North Carolina v. United States
Headline: Federal agency blocked from overruling North Carolina's intrastate railroad fares; ruling preserves state control over local passenger rates because the agency failed to make required findings and show supporting evidence.
Holding:
- Keeps state regulators in control of intrastate passenger fares unless federal agency shows clear, supported findings.
- Prevents immediate nationwide increase of local rail fares that would follow the federal rate order.
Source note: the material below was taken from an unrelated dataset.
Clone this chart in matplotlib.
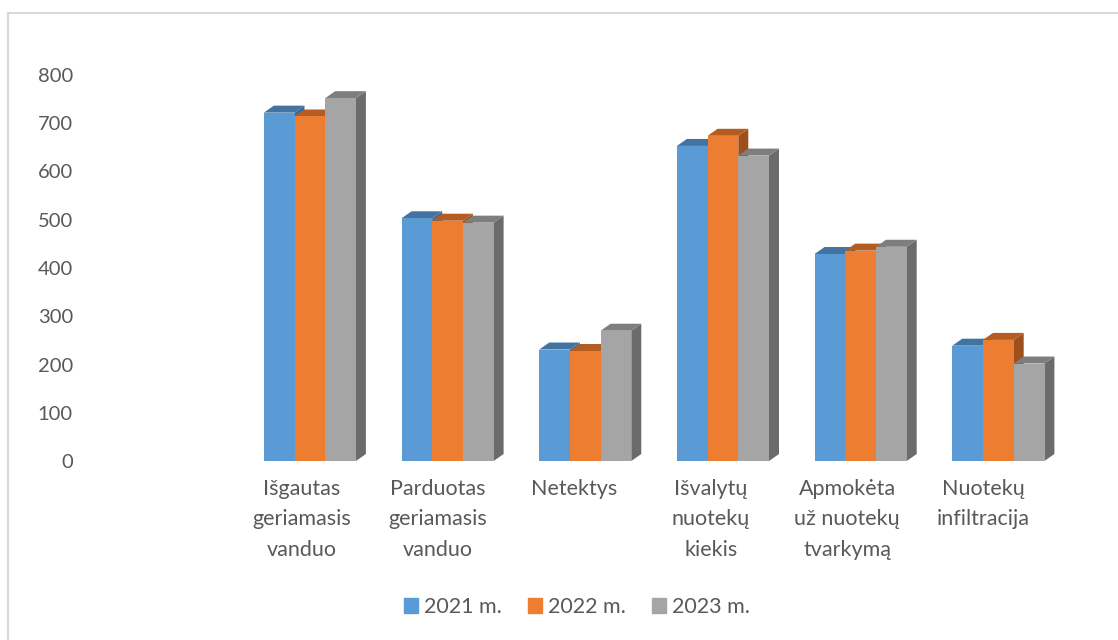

- Requires federal agency to provide specific evidence before overriding state rate decisions.
Summary
Background
The dispute was between North Carolina’s rate regulator and the federal Interstate Commerce Commission, with the Price Administrator intervening and several railroads involved. North Carolina ordered intrastate coach passengers to be charged 1.65 cents per mile. The federal agency had authorized the same carriers to charge 2.2 cents per mile for similar travel under a federal law that allows federal intervention when state rates unfairly hurt interstate commerce. A three-judge federal district court had refused to enjoin the federal order, and the case reached this Court on direct appeal.
Reasoning
The Court focused on whether the federal agency met the statute’s prerequisites: a full hearing and clear findings showing that the lower state rate caused unfair prejudice or discrimination to interstate traffic. The Court stressed that states normally control purely local rates and that federal interference requires a high degree of certainty. It found the Commission relied on earlier national orders and general disparities without making specific, evidence-backed findings about whether the four affected North Carolina railroads were failing to get their fair share of revenue or whether the lower rate was unreasonable for those roads.
Real world impact
Because the Commission’s order lacked adequate findings supported by evidence, the Court reversed and refused to enforce that federal order. The decision keeps authority with the state unless the federal agency conducts a proper hearing and makes specific, supported findings that local rates harm interstate commerce. The ruling affects the four railroads directly and limits when the federal agency can impose nationwide fare levels.
Dissents or concurrances
A dissent argued the case was part of a national fare structure effort and that existing nationwide proceedings and evidence justified the federal order; four Justices joined that view.